Despite the mounting uncertainty surrounding Government policy, both international, and more recently, domestic investors, have continued to actively acquire property in the capital, which is still perceived to be one of the key residential markets in the global arena.
Indeed, domestic buyers have reactivated their interest in Prime Central London (PCL) during recent months, largely due to the resilient growth in value within the capital, which is in sharp contrast to continual reduction in values witnessed throughout the UK regional housing market.
Forecasts from Carter Jonas released today identify that realistically priced housing stock in PCL will continue to sell well, and within an average time span of six weeks. This trend is forecast to continue into 2013 with accurate pricing continuing to remain fundamental to market dynamics.
Sales activity within PCL is forecast to increase in 2013 as the market continues its immunity to the wider economic context. That said, a degree of caution will continue and prime product is forecast to witness growth rates of less than 5% in 2013, whilst average values are expected to hold firm in the year ahead.
The potential introduction of additional taxes was unlikely to have had a material impact on these forecasts, although may well have resulted in a glut of activity before their introduction.
Tim Macpherson, head of London Residential at Carter Jonas comments, “In the current climate, international buyers are responsible for in excess of 60 per cent of all PCL residential property sales over £2m and it is imperative to the wider economy as a whole, that we continue to attract such investment.”
Outside of London and the Home Counties, a lengthy recovery in house price growth is predicted.

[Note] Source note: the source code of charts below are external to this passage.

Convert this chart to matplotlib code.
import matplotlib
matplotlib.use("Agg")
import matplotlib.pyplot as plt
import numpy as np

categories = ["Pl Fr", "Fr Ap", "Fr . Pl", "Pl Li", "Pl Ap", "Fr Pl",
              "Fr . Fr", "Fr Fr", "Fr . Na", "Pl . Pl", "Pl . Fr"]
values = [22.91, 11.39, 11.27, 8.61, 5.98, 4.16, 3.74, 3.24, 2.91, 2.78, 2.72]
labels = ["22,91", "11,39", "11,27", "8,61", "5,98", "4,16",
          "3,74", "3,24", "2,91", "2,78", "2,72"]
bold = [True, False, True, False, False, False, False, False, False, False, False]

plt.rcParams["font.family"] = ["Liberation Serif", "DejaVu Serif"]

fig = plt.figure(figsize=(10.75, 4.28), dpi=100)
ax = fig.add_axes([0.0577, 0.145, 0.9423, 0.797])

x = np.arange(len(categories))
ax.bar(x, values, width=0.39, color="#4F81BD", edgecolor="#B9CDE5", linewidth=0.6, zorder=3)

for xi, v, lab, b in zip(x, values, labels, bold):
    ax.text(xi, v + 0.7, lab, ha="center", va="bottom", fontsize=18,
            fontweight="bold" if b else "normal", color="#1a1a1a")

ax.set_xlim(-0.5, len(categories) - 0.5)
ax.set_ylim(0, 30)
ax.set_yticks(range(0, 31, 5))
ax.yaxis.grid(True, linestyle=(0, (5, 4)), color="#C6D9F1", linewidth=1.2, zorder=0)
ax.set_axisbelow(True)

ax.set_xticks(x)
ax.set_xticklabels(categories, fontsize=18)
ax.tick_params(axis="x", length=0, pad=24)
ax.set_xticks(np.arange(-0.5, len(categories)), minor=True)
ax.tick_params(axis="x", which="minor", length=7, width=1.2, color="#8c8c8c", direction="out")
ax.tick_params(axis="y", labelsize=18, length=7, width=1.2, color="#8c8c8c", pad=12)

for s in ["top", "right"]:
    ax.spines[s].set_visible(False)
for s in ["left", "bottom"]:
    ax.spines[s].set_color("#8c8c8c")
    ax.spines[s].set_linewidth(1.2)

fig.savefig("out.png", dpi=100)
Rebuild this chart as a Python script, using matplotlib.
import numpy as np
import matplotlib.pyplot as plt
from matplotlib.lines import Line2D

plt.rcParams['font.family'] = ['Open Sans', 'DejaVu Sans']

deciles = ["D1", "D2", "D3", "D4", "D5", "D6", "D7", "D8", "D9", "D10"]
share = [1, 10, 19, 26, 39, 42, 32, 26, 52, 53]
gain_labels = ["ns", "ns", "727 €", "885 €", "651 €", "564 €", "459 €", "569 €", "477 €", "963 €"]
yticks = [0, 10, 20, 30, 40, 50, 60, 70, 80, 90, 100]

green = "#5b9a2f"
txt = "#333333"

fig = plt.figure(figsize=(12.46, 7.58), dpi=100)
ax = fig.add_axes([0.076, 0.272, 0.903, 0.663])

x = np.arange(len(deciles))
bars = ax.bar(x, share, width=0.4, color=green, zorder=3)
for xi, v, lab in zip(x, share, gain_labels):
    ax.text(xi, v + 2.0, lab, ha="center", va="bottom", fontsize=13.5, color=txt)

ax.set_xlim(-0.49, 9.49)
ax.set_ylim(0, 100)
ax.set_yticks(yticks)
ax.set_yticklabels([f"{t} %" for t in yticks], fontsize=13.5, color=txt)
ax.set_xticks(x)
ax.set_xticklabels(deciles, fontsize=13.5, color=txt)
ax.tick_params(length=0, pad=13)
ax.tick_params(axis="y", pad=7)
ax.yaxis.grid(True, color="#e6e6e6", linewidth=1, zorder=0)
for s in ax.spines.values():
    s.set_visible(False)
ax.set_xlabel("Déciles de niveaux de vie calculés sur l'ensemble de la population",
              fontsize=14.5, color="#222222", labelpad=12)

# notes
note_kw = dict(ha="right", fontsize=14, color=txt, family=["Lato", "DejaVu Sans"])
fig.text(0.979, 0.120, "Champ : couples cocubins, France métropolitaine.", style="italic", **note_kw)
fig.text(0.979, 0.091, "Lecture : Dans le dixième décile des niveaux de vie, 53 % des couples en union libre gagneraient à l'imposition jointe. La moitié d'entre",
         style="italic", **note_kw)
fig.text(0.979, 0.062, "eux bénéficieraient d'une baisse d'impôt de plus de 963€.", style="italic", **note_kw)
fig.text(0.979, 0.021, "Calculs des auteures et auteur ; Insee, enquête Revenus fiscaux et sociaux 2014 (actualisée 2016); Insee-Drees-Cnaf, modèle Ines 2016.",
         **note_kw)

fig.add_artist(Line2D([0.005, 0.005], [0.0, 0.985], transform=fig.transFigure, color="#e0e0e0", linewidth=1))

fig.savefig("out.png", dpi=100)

London values (based on a 2,500 sq ft three bedroom townhouse in Marylebone) have risen by 33% over the last 18 months which is in sharp contrast to the farmhouse market which witnessed a 7.8% reduction over the same time period. The pricing gap between the capital and the regions is now perceived to be at its largest and has resulted in families delaying the move to the country in order to take advantage of rising property values witnessed across the prime London residential markets.
Jasper Feilding, head of London Country at Carter Jonas comments “The increase in stamp duty from 5% to 7% for properties over £2m introduced in the last budget is still proving to be a considerable hurdle for vendors trying to sell properties being marketed with guide prices in the low £2m bracket in the country house market. Houses that pre-budget might have easily achieved a figure slightly in excess of £2m are becoming increasingly difficult to achieve that figure as a direct result of the 2% increase. We are now seeing a pricing correction in the £2-£2.5m market of anything between 7-10%. The absence of a further tax on property is welcomed”.

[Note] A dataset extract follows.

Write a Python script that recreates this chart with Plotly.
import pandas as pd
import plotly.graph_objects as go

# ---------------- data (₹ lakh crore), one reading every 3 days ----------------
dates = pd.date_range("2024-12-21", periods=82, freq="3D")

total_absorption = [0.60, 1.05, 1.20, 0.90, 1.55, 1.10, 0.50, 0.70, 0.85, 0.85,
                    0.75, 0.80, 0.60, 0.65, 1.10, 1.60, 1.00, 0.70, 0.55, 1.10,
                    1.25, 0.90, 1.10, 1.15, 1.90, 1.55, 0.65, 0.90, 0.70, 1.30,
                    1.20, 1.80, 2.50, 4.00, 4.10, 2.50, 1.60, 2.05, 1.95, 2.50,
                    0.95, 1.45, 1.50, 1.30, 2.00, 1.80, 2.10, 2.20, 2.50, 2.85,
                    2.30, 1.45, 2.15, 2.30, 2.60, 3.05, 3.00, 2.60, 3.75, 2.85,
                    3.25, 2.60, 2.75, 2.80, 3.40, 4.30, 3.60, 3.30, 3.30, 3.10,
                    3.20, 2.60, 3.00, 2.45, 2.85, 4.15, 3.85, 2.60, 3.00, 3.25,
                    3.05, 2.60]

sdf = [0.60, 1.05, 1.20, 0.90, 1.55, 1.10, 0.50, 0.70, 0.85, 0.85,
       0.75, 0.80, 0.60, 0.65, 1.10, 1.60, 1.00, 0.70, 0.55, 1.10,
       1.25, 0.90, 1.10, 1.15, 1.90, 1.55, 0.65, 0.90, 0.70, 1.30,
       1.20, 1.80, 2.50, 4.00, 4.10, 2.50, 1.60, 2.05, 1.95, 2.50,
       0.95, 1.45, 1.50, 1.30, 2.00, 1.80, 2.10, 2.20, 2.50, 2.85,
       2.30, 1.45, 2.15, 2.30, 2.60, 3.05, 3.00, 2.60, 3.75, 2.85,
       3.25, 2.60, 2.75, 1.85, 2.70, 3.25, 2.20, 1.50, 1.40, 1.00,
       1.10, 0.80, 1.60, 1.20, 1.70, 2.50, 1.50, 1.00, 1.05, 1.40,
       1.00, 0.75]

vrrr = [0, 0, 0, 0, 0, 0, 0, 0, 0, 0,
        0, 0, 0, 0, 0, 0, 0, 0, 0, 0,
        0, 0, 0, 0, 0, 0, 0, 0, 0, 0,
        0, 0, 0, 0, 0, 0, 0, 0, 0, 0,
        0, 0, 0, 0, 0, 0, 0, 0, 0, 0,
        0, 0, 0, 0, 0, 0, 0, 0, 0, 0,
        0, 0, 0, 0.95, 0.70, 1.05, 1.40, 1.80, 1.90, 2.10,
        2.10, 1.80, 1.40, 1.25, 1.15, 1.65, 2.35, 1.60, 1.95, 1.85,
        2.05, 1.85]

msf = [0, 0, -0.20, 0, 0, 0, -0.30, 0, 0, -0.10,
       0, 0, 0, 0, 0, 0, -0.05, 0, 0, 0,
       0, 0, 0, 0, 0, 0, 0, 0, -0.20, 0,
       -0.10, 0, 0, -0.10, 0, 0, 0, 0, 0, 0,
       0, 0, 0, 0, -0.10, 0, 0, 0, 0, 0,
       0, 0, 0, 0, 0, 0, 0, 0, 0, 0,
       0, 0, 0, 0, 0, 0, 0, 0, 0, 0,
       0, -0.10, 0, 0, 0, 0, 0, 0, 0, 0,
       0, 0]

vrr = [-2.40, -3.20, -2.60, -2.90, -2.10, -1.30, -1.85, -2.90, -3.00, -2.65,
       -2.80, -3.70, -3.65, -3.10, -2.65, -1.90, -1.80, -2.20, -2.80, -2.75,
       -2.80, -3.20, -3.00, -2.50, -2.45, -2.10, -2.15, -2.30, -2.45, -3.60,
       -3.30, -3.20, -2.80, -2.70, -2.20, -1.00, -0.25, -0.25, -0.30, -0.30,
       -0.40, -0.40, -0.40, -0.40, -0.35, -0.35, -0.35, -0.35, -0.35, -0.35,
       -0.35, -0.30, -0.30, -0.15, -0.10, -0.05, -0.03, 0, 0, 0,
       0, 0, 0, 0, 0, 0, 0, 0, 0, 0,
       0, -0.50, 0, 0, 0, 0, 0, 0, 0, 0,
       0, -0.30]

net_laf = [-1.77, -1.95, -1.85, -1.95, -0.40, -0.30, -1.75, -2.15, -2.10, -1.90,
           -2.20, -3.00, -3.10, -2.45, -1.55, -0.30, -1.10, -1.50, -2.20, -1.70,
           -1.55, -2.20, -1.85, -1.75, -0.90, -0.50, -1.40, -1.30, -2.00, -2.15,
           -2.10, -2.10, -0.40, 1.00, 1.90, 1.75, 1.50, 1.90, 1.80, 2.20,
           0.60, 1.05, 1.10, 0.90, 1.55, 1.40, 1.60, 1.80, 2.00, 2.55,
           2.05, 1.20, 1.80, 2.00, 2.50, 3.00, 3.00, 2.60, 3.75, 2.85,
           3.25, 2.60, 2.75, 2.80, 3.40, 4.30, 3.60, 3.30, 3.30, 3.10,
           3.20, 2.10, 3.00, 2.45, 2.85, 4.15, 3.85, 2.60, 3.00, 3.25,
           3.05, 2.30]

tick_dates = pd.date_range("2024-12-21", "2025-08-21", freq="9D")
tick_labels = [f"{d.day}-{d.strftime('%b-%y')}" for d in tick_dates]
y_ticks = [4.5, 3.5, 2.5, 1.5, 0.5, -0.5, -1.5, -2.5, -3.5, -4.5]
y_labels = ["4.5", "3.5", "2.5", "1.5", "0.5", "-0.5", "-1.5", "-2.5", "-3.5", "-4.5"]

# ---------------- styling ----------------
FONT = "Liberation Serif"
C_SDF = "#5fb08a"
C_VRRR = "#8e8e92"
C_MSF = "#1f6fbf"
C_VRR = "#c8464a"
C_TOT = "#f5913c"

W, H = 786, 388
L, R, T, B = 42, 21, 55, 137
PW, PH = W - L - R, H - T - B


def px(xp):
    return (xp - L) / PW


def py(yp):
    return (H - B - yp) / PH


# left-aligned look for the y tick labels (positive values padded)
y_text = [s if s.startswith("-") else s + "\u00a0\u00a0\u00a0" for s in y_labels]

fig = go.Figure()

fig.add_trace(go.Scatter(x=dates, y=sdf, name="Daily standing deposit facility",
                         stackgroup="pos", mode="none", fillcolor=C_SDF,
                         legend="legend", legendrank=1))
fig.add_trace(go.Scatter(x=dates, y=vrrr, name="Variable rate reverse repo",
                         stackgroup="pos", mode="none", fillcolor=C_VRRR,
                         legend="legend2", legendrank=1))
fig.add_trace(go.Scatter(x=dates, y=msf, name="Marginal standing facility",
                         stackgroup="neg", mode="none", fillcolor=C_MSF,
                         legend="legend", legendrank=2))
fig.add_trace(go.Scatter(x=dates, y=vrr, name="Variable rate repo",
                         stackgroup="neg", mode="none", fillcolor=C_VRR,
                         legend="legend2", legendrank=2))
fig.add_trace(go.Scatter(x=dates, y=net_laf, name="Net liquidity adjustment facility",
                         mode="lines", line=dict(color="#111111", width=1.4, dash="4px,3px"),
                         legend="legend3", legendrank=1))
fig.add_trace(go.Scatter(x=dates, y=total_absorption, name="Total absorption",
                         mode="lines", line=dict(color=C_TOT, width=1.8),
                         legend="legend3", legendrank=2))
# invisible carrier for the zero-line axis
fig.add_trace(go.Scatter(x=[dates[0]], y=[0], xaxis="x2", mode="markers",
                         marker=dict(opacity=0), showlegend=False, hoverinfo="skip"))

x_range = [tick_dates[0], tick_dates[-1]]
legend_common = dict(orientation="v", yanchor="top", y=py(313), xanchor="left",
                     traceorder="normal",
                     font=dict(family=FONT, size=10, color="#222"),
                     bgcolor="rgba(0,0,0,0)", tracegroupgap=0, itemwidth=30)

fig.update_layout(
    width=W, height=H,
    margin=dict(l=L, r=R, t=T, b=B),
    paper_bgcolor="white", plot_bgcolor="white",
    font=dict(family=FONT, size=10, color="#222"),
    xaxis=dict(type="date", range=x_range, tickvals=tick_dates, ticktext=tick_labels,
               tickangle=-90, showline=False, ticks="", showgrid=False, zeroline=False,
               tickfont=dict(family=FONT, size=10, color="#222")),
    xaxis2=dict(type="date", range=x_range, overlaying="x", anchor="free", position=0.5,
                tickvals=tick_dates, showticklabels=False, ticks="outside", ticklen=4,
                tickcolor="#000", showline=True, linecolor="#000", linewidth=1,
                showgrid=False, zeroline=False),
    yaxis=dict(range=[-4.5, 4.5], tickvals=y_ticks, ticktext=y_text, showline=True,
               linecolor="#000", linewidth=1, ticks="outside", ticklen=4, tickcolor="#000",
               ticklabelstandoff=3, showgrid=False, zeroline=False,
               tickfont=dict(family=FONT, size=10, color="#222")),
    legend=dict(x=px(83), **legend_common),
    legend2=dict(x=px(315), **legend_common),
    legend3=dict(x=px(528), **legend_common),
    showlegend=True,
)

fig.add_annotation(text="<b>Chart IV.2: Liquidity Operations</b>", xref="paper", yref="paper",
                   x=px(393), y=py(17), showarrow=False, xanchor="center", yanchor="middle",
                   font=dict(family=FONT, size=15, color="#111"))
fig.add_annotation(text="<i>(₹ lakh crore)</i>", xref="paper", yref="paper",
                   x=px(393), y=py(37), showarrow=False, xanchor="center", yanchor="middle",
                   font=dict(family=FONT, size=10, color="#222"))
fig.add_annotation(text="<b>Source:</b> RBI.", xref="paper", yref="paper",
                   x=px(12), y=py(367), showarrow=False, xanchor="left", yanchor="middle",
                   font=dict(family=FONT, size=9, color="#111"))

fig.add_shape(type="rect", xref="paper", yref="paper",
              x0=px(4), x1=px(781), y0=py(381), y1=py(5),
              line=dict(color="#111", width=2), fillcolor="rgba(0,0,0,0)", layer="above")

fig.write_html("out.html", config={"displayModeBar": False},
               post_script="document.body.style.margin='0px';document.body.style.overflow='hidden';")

Given that a prolonged economic malaise is forecast, employment concerns are likely to continue to limit the migration of young families out of the capital in search of lifestyle benefits, which have been a key component of the country house market in recent years.

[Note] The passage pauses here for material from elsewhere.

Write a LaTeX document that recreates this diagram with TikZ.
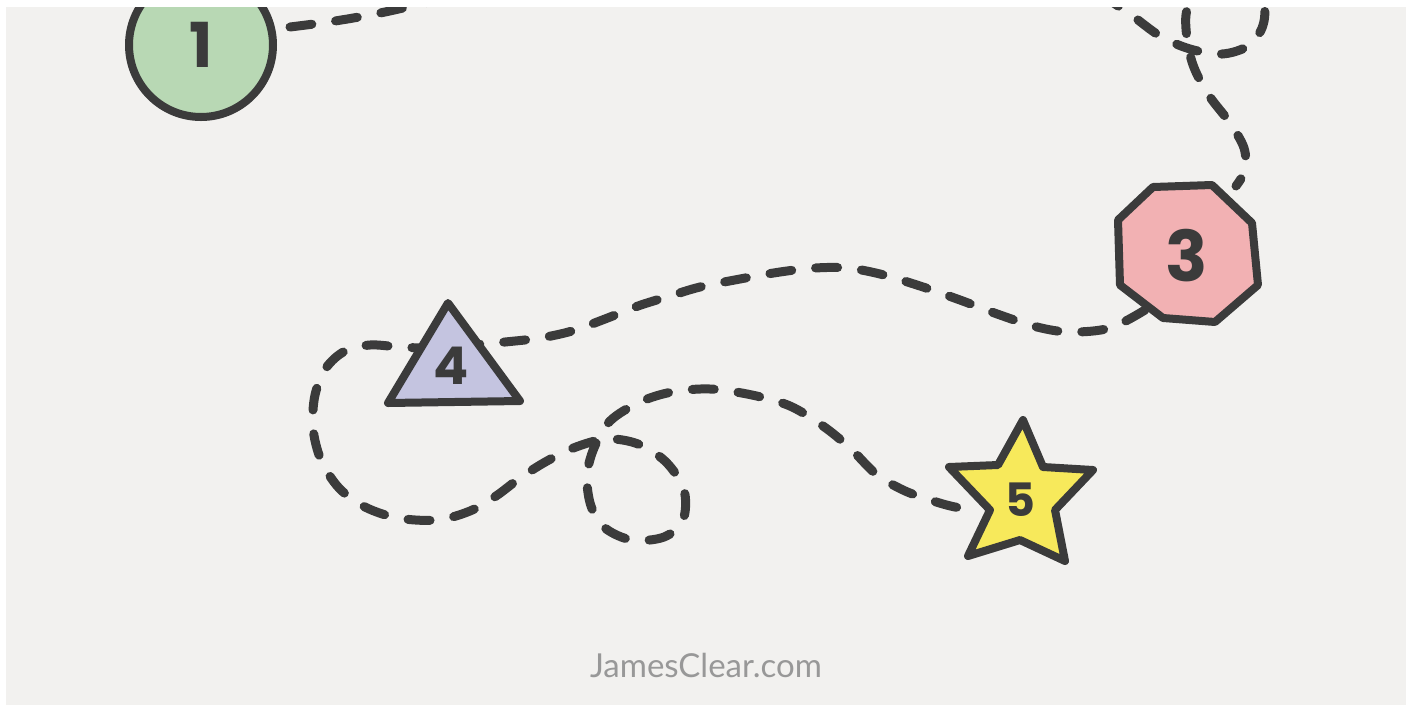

As a result, values in the country house market are predicted to marginally fall between 2-5 % in 2013. “However, despite the lingering burden of economic woe, we are anticipating increased activity in the country house market during the spring,” reassures Catherine Penman, head of Research at Carter Jonas. “With the realisation of an extended period of austerity, as outlined in today’s Autumn Statement, the expectations of vendors and purchasers, in terms of market value, will realign and rather than procrastinate in the anticipation of any value improvement, they will settle for a lifestyle choice outside of London.”